Bayerns Schulen bei der Digitalisierung voranzubringen, ist eins der großen Ziele der amtierenden Staatsregierung. Die CSU plant, bis 2028 alle Schülerinnen und Schüler mit einem Tablet für den Unterricht auszustatten. So steht es im Wahlprogramm für die Landtagswahl 2023. Wie die Geräte eingesetzt und Lehrkräfte dafür geschult werden sollen, steht nicht darin. Der Augsburger Schulpädagogik-Professor Klaus Zierer warnt nun vor einem "Digitalisierungswahn" an bayerischen Schulen und fürchtet "politischen Aktionismus". Es sei "unsinnig", einfach allen Schülern ein Tablet zu geben, sagte Zierer unserer Redaktion. Digitale Medien müssten vielmehr immer altersgemäß, zielgerichtet und auf der Grundlage von Forschungsergebnissen eingesetzt werden. Und vor allem betont er: Technik löse nie das dramatischste Problem in den Klassenzimmern – den Lehrermangel.

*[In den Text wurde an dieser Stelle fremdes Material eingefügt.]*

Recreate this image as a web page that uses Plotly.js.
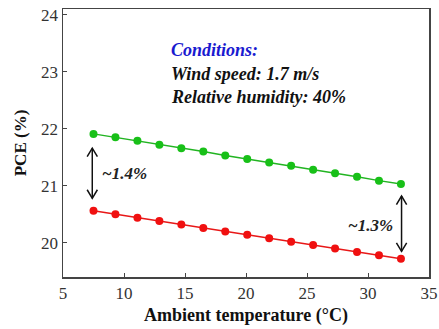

An Bayerns staatlichen Schulen lernten zuletzt rund 1,3 Millionen Kinder und Jugendliche. Mehr als 400.000 Schüler-Endgeräte sind nach Angaben des Kultusministeriums jetzt schon im Umlauf – insbesondere an bislang 250 Schulen im Modellversuch "Digitale Schule der Zukunft". Die Eltern kaufen dabei die Geräte und erhalten vom Staat eine Förderung über 300 Euro. Bayerns Kultusminister Michael Piazolo (Freie Wähler) war im April davon ausgegangen, dass die flächendeckende Digital-Ausstattung allein an weiterführenden Schulen den Staat jährlich 150 Millionen Euro kosten wird.
Digitalministerin will digitale Geräte schon für die Kleinsten
Schulpädagoge Zierer kritisiert vor allem den Einsatz digitaler Technik an Grundschulen. Er unterfüttert seine Kritik mit einer Studie der Technischen Universität Dortmund. Sie analysierte Wortschatz und Leseverhalten von mehr als 4600 Viertklässlern in Deutschland. "Die Ergebnisse zeigen, dass Kinder, die selten Bücher lesen und häufig an digitalen Geräten, den höchsten Förderbedarf hinsichtlich ihres Wortschatzes aufweisen", resümieren die Forschenden. In der Grundschule, so Zierer, gehe es in erster Linie darum, Lesen, Rechnen und Schreiben zu lernen. "Wir wissen aus zahlreichen Studien, dass dies mit analogen Mitteln, also mit Stift, Papier und gedrucktem Buch, wesentlich besser gelingt als mit digitalen Medien."
Eine Mehrheit der Deutschen steht dem digitalen Unterricht positiv gegenüber. Im Bildungsbarometer des Münchner ifo-Instituts sind 65 Prozent der Bürger dafür, Lernende mit einem eigenen Computer auszustatten – zumindest an weiterführenden Schulen. Judith Gerlach, Bayerns Staatsministerin für Digitales, hält den Umgang mit Tablets und Apps schon an der Grundschule für unerlässlich. "Digitalisierung gehört heute zur Lebensrealität unserer Kinder", sagte die CSU-Politikerin unserer Redaktion. "Digitalkompetenz ist für sie Alltagskompetenz. Darauf muss sich auch der Schulunterricht einstellen, schon bei den ganz Kleinen." Mit dem Einsatz digitaler Geräte und einer altersgerechten Aufklärung über die Vorteile und Risiken von Internet und Co. bereite man Schülerinnen und Schüler auf die Zukunft vor.
Gerlach betonte auch, dass die Nutzung etwa von Tablets, Apps und E-Books an den Schulen medienpädagogisch und wissenschaftlich begleitet wird. Demnach analysiert die Universität Würzburg beispielhaft digitalen Unterricht an weiterführenden Schulen im Kreis Aschaffenburg. "Erste Zwischenergebnisse zeigen, dass der Tablet-Einsatz unter anderem die Zusammenarbeit mit den Klassenkameraden stärkt", sagte Gerlach. Lehrkräfte würden die Geräte zu 95 Prozent im Unterricht einsetzen. "Mehr als die Hälfte sogar in jeder einzelnen Unterrichtsstunde."